Ecco perché Swami Vivekananda ha detto “Il mio ideale può riassumersi in poche parole, ed è questo: predicare all’umanità la sua divinità, e insegnarla come manifestarla in ogni istante della sua vita”.

Così ogni anima possiede in se stessa il potere di esercitare il coraggio d’essere e di affrontare le minacce del non-essere. Gli esercizi che pratichiamo nel corso delle nostre meditazioni guidate vanno anche in questo senso.

 

Il Vedanta, tuttavia fa un passo in più e nega il non-essere.

E’ in questa stessa negazione che è radicalmente differente dagli altri sistemi di pensiero.

 

Secondo il Vedanta, nessun abisso separa l’anima da Dio. La relazione con Dio non è del tipo “io-tu”, Dio non é un oggetto totalmente altro. L’anima e Dio appartengono entrambi alla stessa categoria: l’Anima Universale.

La prima è l’anima individuale (jivatman) mentre il secondo  è l’Anima Suprema (Paramatman). La relazione tra essi può essere descritta come il “noi” trascendente. Dal momento che Dio è l’Anima di tutte le anime e che l’Essere divino riempie tutto nell’universo, dove il non-essere potrebbe esistere? Sicuramente, il Vedanta ammette l’esistenza del non –essere sotto la forma di Maya, che separa l’anima da Dio e dall’universo. Ma, Maya stessa è irreale, e dunque, il non-essere è ugualmente irreale.

Nel Vedanta, le tre ansie esistenziali: colpa, assenza di significato e morte, sono considerate, non come forme di non essere, ma come prodotti dell’ignoranza. La paura nasce unicamente se c’è un oggetto che può spaventare.

Come dichiarano le Upanishad: “La dualità è l’unica causa della paura (Br.Up. 1-4-2).

Qui dualità significa una separazione soggetto-oggetto.

Ma l’Essere divino, come soggetto eterno, riempie tutto lo spazio e non ne lascia per altri oggetti. Se ne può concludere che la paura e l’ansietà che percepiamo non sono reali, ma causate dall’ignoranza.

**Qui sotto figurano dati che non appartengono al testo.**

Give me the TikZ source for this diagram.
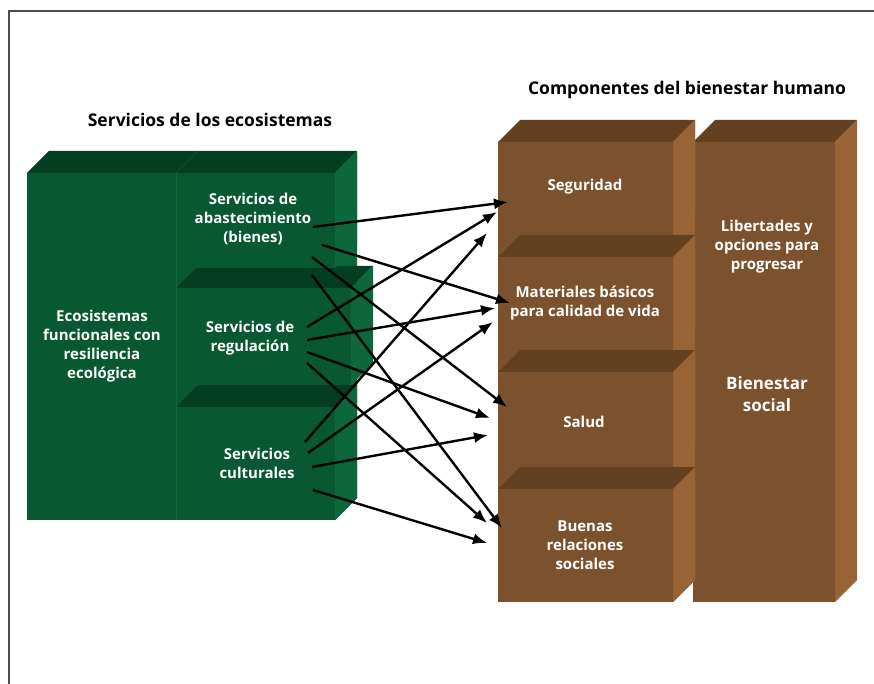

Se si considera questo punto di vista, la lotta principale della vita dovrebbe essere di eliminare l’ignoranza dalla vera natura dell’Anima Universale; è necessario combattere il non-essere in questo modo. E’ ciò che le quattro “grandi frasi”, le Mahavakyas implicano:

-         Io sono Brahman (Aham Brahman);

-          questo Atman è Brahman (soham Brahman);

-          Brahman è coscienza (Prajnanam Brahman);

-          Tu sei Quello (Tat tvam asi).

Queste quattro affermazioni  hanno lo scopo di eliminare  la nozione erronea del non–essere come spazio che separa l’anima d Dio. Quando questa nozione sparirà, l’ansia e al paura, che sono suoi prodotti, cesseranno di spaventarci. Non c’è nessun bisogno di lottare contro il senso di colpa, il non senso e il destino per tutta la vita. E’ possibile liberarsene completamente realizzando la propria vera natura che è l’Anima Universale luminosa.

Un’anima liberata è raggiante è la nostra più grande ricchezza e la più grande forza. Piuttosto cercare di realizzare questa luce interiore sacra, perché corriamo dietro le cose esteriori?

Perché fuggiamo lontano dalla nostra anima? Gli oggetti materiali non potranno mai risolvere i nostri problemi esistenziali; poche persone sono disinteressate e degne di fiducia.

Persino le guide spirituali dal cuore puro non possono aiutarci aldilà di un certo limite.

Ci sono delle situazioni in cui ci ritroviamo soli e impotenti. Ma, ovunque e sempre, anche quando non c‘è che oscurità attorno a noi l’Anima Universale luminosa brilla nel nostro cuore. Riempie il nostro vuoto con la sua pace e il suo potere.

 

Aggrapparsi sempre a questa luce interiore è l’atto più coraggioso della terra.

E’ ciò che significa realmente il coraggio d’essere.

Non avete bisogno di cambiare ciò che fate, ma semplicemente imparare a portare  a tutto ciò che fate nella vita, l’energia potente del vostro Essere superiore. Che voi siate cassiere in una banca, padrone di casa, capo servizio, studente, operatore ecologico, professore, venditore, giurista, o qualsiasi cosa, sta a voi darvi, darvi al vostro Essere Superiore.